>> BEGIN Source data

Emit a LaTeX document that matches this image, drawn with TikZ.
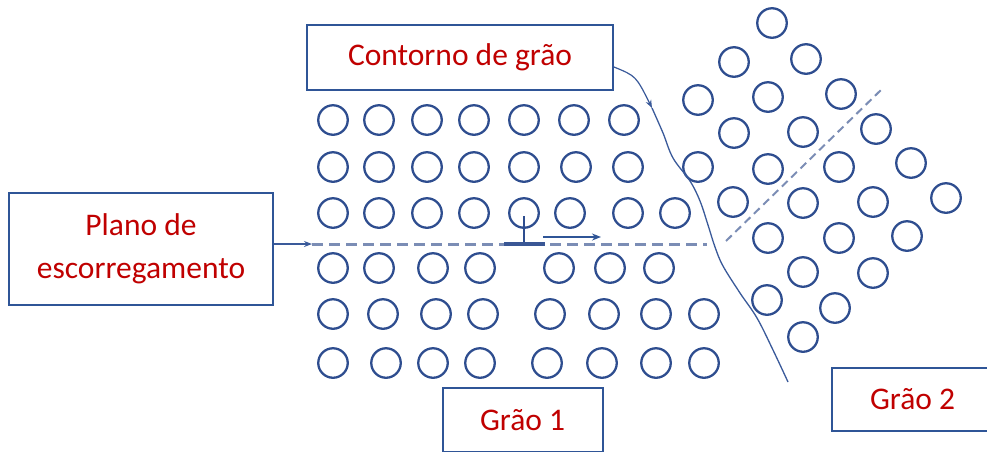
\documentclass[tikz,border=0pt]{standalone}
\usepackage{fontspec}
\setmainfont{Carlito}
\usetikzlibrary{arrows.meta}
\definecolor{cblue}{HTML}{2E4D8F}
\definecolor{boxblue}{HTML}{2F5597}
\definecolor{dashblue}{HTML}{7B8DB5}
\definecolor{lineblue}{HTML}{3A5A9A}
\definecolor{tred}{HTML}{C00000}
\begin{document}
\begin{tikzpicture}[x=1pt,y=-1pt,
  atom/.style={circle,draw=cblue,line width=2.3pt,inner sep=0pt,minimum size=29.5pt},
  labelbox/.style={draw=boxblue,line width=2pt,fill=white,text=tred,align=center,
    font=\fontsize{31.5}{43}\selectfont,inner sep=0pt},
  thinarrow/.style={draw=lineblue,line width=1.2pt,-{Stealth[length=8pt,width=6pt]}},
  slip/.style={draw=dashblue,line width=3pt,dash pattern=on 11pt off 6pt},
  slipb/.style={draw=dashblue,line width=2pt,dash pattern=on 8pt off 5pt}]
\useasboundingbox (0,0) rectangle (987,451);
\fill[white] (0,0) rectangle (987,451);

% left grain
\foreach \x [count=\i] in {333,379,427,474,524,574,624}
  \node[atom] (l1-\i) at (\x,120) {};
\foreach \x [count=\i] in {333,379,427,474,524,576,628}
  \node[atom] (l2-\i) at (\x,167) {};
\foreach \x [count=\i] in {333,379,427,474,524,570,628,675}
  \node[atom] (l3-\i) at (\x,213) {};
\foreach \x [count=\i] in {333,379,433,480,559,610,659}
  \node[atom] (l4-\i) at (\x,268) {};
\foreach \x [count=\i] in {333,383,436,483,550,604,656,704}
  \node[atom] (l5-\i) at (\x,314) {};
\foreach \x [count=\i] in {333,386,433,480,547,602,656,704}
  \node[atom] (l6-\i) at (\x,363) {};

% right grain
\foreach \p [count=\i] in {(772,23),(734,62),(806,59),(698,100),(768,97),(841,94),
  (734,133),(803,132),(876,129),(698,167),(768,169),(839,167),(911,163),
  (733,202),(803,203),(873,202),(946,198),(768,238),(839,238),(907,236),
  (803,272),(873,273),(767,300),(835,308),(803,337)}
  \node[atom] (r-\i) at \p {};

% slip planes
\coordinate (slipstart) at (312,244);
\coordinate (slipend) at (707,244);
\draw[slip] (slipstart) -- (slipend);
\coordinate (rs1) at (726,241);
\coordinate (rs2) at (883,88);
\draw[slipb] (rs1) -- (rs2);

% dislocation
\coordinate (dtop) at (524,216);
\coordinate (dbot) at (524,244);
\draw[cblue,line width=2.2pt] (dtop) -- (dbot);
\draw[cblue!85!dashblue,line width=3.2pt] (504,244) -- (545,244);
\coordinate (da1) at (543,237);
\coordinate (da2) at (601,237);
\draw[draw=boxblue,line width=2pt,-{Stealth[length=9pt,width=7pt]}] (da1) -- (da2);

% grain boundary
\coordinate (gbtop) at (652,108);
\draw[lineblue,line width=1.3pt] plot[smooth,tension=0.6] coordinates
  {(gbtop) (663,133) (673,158) (690,181) (700,201) (708,225) (715,247) (723,266)
   (740,293) (757,318) (773,350) (788,382)};

% label boxes
\node[labelbox,minimum width=306pt,minimum height=65pt] (cont) at (460,57.5) {Contorno de grão};
\node[labelbox,minimum width=264pt,minimum height=112pt] (plano) at (141,249) {Plano de\\escorregamento};
\node[labelbox,minimum width=160pt,minimum height=64pt] (g1) at (522.5,420) {Grão 1};
\node[labelbox,minimum width=161pt,minimum height=63pt] (g2) at (912.5,399.5) {Grão 2};

% connectors
\draw[thinarrow] (plano.east |- slipstart) -- (slipstart);
\draw[thinarrow] ([yshift=-9.5pt]cont.east) .. controls (636,76) .. (gbtop);
\end{tikzpicture}
\end{document}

>> END Source data

Problem description:
Make an exact reproduction of the listing above, without any pictures.

Answer below:
Emit a LaTeX document that matches this image, drawn with TikZ.
\documentclass[tikz,border=0pt]{standalone}
\usepackage{fontspec}
\setmainfont{Carlito}
\usetikzlibrary{arrows.meta}
\definecolor{cblue}{HTML}{2E4D8F}
\definecolor{boxblue}{HTML}{2F5597}
\definecolor{dashblue}{HTML}{7B8DB5}
\definecolor{lineblue}{HTML}{3A5A9A}
\definecolor{tred}{HTML}{C00000}
\begin{document}
\begin{tikzpicture}[x=1pt,y=-1pt,
  atom/.style={circle,draw=cblue,line width=2.3pt,inner sep=0pt,minimum size=29.5pt},
  labelbox/.style={draw=boxblue,line width=2pt,fill=white,text=tred,align=center,
    font=\fontsize{31.5}{43}\selectfont,inner sep=0pt},
  thinarrow/.style={draw=lineblue,line width=1.2pt,-{Stealth[length=8pt,width=6pt]}},
  slip/.style={draw=dashblue,line width=3pt,dash pattern=on 11pt off 6pt},
  slipb/.style={draw=dashblue,line width=2pt,dash pattern=on 8pt off 5pt}]
\useasboundingbox (0,0) rectangle (987,451);
\fill[white] (0,0) rectangle (987,451);

% left grain
\foreach \x [count=\i] in {333,379,427,474,524,574,624}
  \node[atom] (l1-\i) at (\x,120) {};
\foreach \x [count=\i] in {333,379,427,474,524,576,628}
  \node[atom] (l2-\i) at (\x,167) {};
\foreach \x [count=\i] in {333,379,427,474,524,570,628,675}
  \node[atom] (l3-\i) at (\x,213) {};
\foreach \x [count=\i] in {333,379,433,480,559,610,659}
  \node[atom] (l4-\i) at (\x,268) {};
\foreach \x [count=\i] in {333,383,436,483,550,604,656,704}
  \node[atom] (l5-\i) at (\x,314) {};
\foreach \x [count=\i] in {333,386,433,480,547,602,656,704}
  \node[atom] (l6-\i) at (\x,363) {};

% right grain
\foreach \p [count=\i] in {(772,23),(734,62),(806,59),(698,100),(768,97),(841,94),
  (734,133),(803,132),(876,129),(698,167),(768,169),(839,167),(911,163),
  (733,202),(803,203),(873,202),(946,198),(768,238),(839,238),(907,236),
  (803,272),(873,273),(767,300),(835,308),(803,337)}
  \node[atom] (r-\i) at \p {};

% slip planes
\coordinate (slipstart) at (312,244);
\coordinate (slipend) at (707,244);
\draw[slip] (slipstart) -- (slipend);
\coordinate (rs1) at (726,241);
\coordinate (rs2) at (883,88);
\draw[slipb] (rs1) -- (rs2);

% dislocation
\coordinate (dtop) at (524,216);
\coordinate (dbot) at (524,244);
\draw[cblue,line width=2.2pt] (dtop) -- (dbot);
\draw[cblue!85!dashblue,line width=3.2pt] (504,244) -- (545,244);
\coordinate (da1) at (543,237);
\coordinate (da2) at (601,237);
\draw[draw=boxblue,line width=2pt,-{Stealth[length=9pt,width=7pt]}] (da1) -- (da2);

% grain boundary
\coordinate (gbtop) at (652,108);
\draw[lineblue,line width=1.3pt] plot[smooth,tension=0.6] coordinates
  {(gbtop) (663,133) (673,158) (690,181) (700,201) (708,225) (715,247) (723,266)
   (740,293) (757,318) (773,350) (788,382)};

% label boxes
\node[labelbox,minimum width=306pt,minimum height=65pt] (cont) at (460,57.5) {Contorno de grão};
\node[labelbox,minimum width=264pt,minimum height=112pt] (plano) at (141,249) {Plano de\\escorregamento};
\node[labelbox,minimum width=160pt,minimum height=64pt] (g1) at (522.5,420) {Grão 1};
\node[labelbox,minimum width=161pt,minimum height=63pt] (g2) at (912.5,399.5) {Grão 2};

% connectors
\draw[thinarrow] (plano.east |- slipstart) -- (slipstart);
\draw[thinarrow] ([yshift=-9.5pt]cont.east) .. controls (636,76) .. (gbtop);
\end{tikzpicture}
\end{document}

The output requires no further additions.